Dans les années 90, un nouveau paradigme social orienté « usages » émerge et permet de clarifier les notions d’usages et d’usagers. Pour Chaudiron S et Ihadjadene M175 «le paradigme usager considère que l’attention doit être portée sur les besoins réels de l’usager et son environnement. […] le point commun de ces différentes approches est de proposer une modélisation des usagers et de leurs comportements ». 

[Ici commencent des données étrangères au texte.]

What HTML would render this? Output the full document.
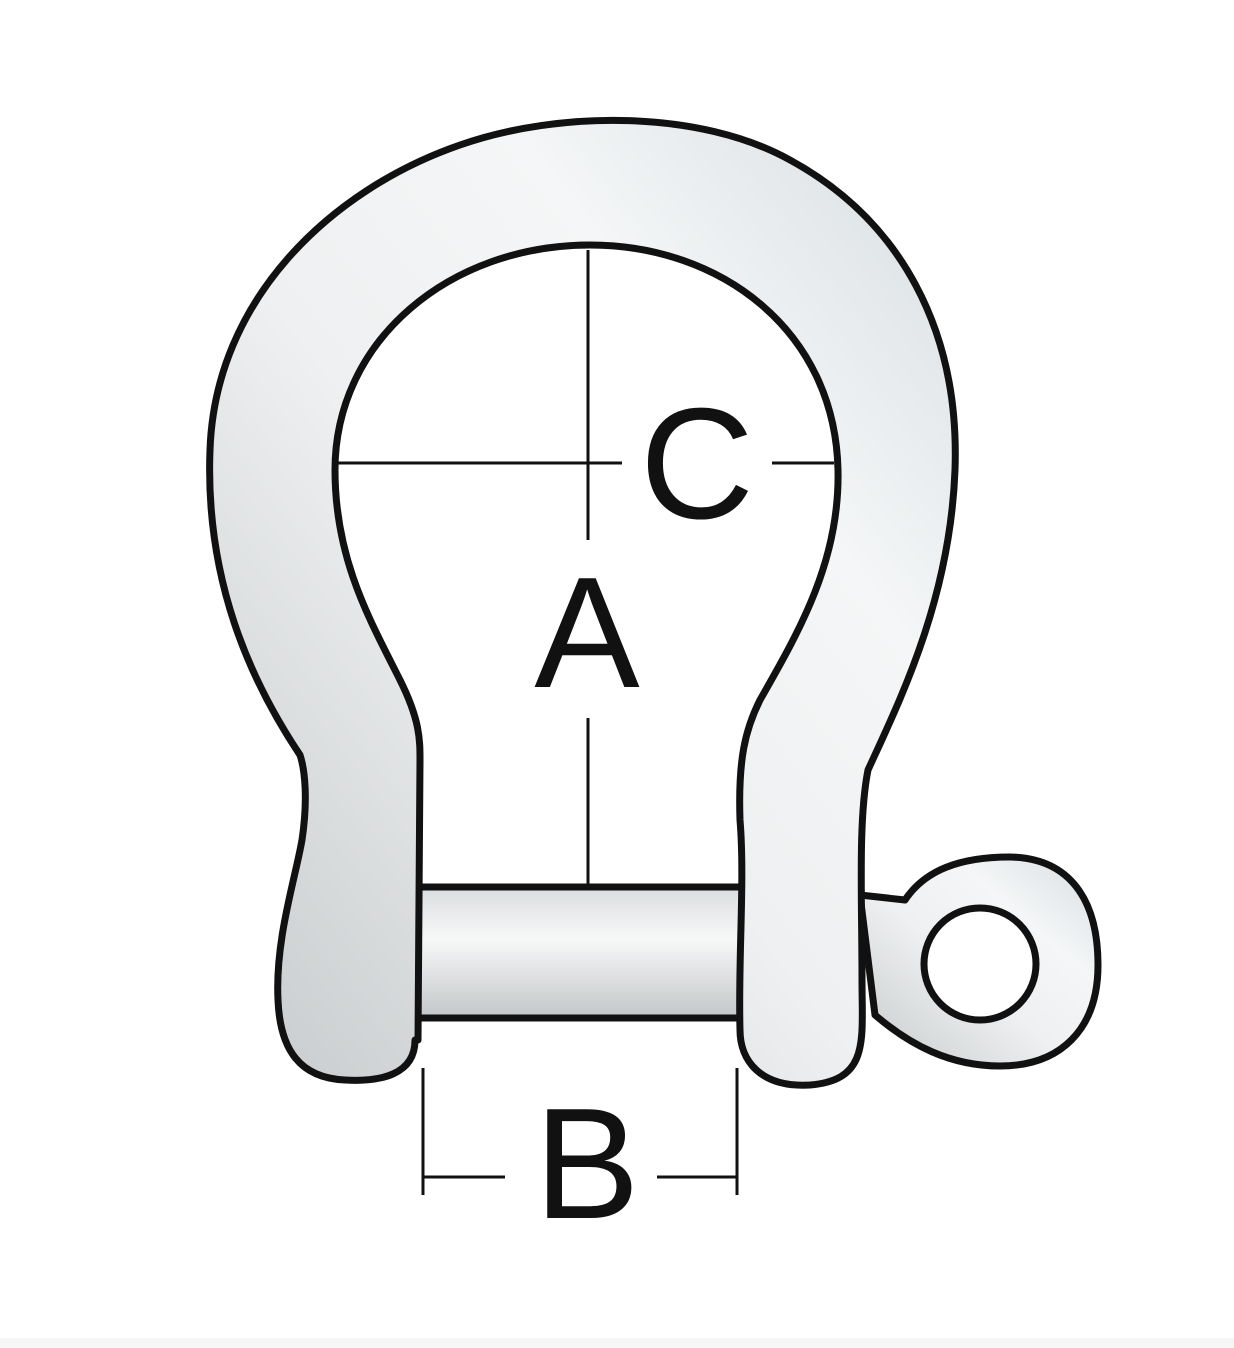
<!DOCTYPE html>
<html><head><style>html,body{margin:0;padding:0;background:#fff;}svg{display:block}</style></head>
<body>
<svg width="1234" height="1348" viewBox="0 0 1234 1348" xmlns="http://www.w3.org/2000/svg">
<defs>
<linearGradient id="g" x1="0" y1="1" x2="1" y2="0">
<stop offset="0" stop-color="#c6c9cb"/><stop offset="0.45" stop-color="#eef0f1"/><stop offset="0.7" stop-color="#f4f6f7"/><stop offset="1" stop-color="#d7dde1"/>
</linearGradient>
<linearGradient id="p" x1="0" y1="0" x2="0" y2="1">
<stop offset="0" stop-color="#dadddf"/><stop offset="0.4" stop-color="#f7f8f8"/><stop offset="1" stop-color="#c3c6c8"/>
</linearGradient>
</defs>
<rect x="0" y="1338" width="1234" height="10" fill="#f6f6f6"/>
<!-- eye -->
<path d="M860,895 L905,900 C925,870 960,857 1010,857 C1070,858 1098,900 1098,965 C1098,1030 1060,1066 1000,1066 C950,1066 910,1045 875,1015 Z" fill="url(#g)" stroke="#111" stroke-width="7" stroke-linejoin="round"/>
<circle cx="980" cy="964" r="56" fill="#fff" stroke="#111" stroke-width="7"/>
<!-- pin -->
<rect x="400" y="887" width="360" height="131" fill="url(#p)" stroke="#111" stroke-width="7"/>
<!-- shackle -->
<path d="M415,1040 C415,1075 380,1082 345,1080 C300,1078 280,1050 278,1000 C275,940 295,880 302,840 C308,800 305,770 300,755 C250,680 205,580 210,450 C215,300 330,190 460,145 C560,110 700,110 790,160 C900,220 960,330 955,470 C950,600 900,700 868,770 C858,820 862,900 862,980 C862,1040 870,1080 810,1085 C760,1088 740,1060 740,1030 C738,960 745,880 740,820 C738,760 745,730 760,700 C800,630 840,560 838,470 C835,330 720,245 590,245 C450,245 335,340 335,470 C335,560 370,620 400,680 C420,720 420,740 420,760 L418,1040 Z" fill="url(#g)" stroke="#111" stroke-width="7" stroke-linejoin="round"/>
<!-- dimension lines -->
<g stroke="#111" stroke-width="3" fill="none">
<line x1="588" y1="250" x2="588" y2="540"/>
<line x1="588" y1="718" x2="588" y2="886"/>
<line x1="338" y1="463" x2="622" y2="463"/>
<line x1="772" y1="463" x2="834" y2="463"/>
<line x1="423" y1="1068" x2="423" y2="1195"/>
<line x1="737" y1="1068" x2="737" y2="1195"/>
<line x1="423" y1="1177" x2="505" y2="1177"/>
<line x1="657" y1="1177" x2="737" y2="1177"/>
</g>
<g font-family="Liberation Sans, sans-serif" fill="#111" text-anchor="middle" font-size="158">
<text x="697" y="518">C</text>
<text x="587" y="687">A</text>
<text x="587" y="1218">B</text>
</g>
</svg>
</body></html>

La décennie 2000 a vu naître le paradigme orienté-acteur, c’est une approche qui articule logiques techniques et sociales. Ainsi, des chercheurs ont reproblématisé la notion de l’information pour aboutir à une conception, où l’information est vue comme un processus d’interprétation et d’appropriation cognitive propre à un individu ou un groupe donné. Dans ce paradigme, l’utilisateur est envisagé comme un acteur social qui, pour agir, dans le cadre de son activité, fait appel à des systèmes d’information176. Dans ce contexte, la prise en compte du contexte professionnel de l’usager (qui est en interaction avec l’environnement économique, social, politique, culturel…) dans la conception du système d’information s’avère indispensable.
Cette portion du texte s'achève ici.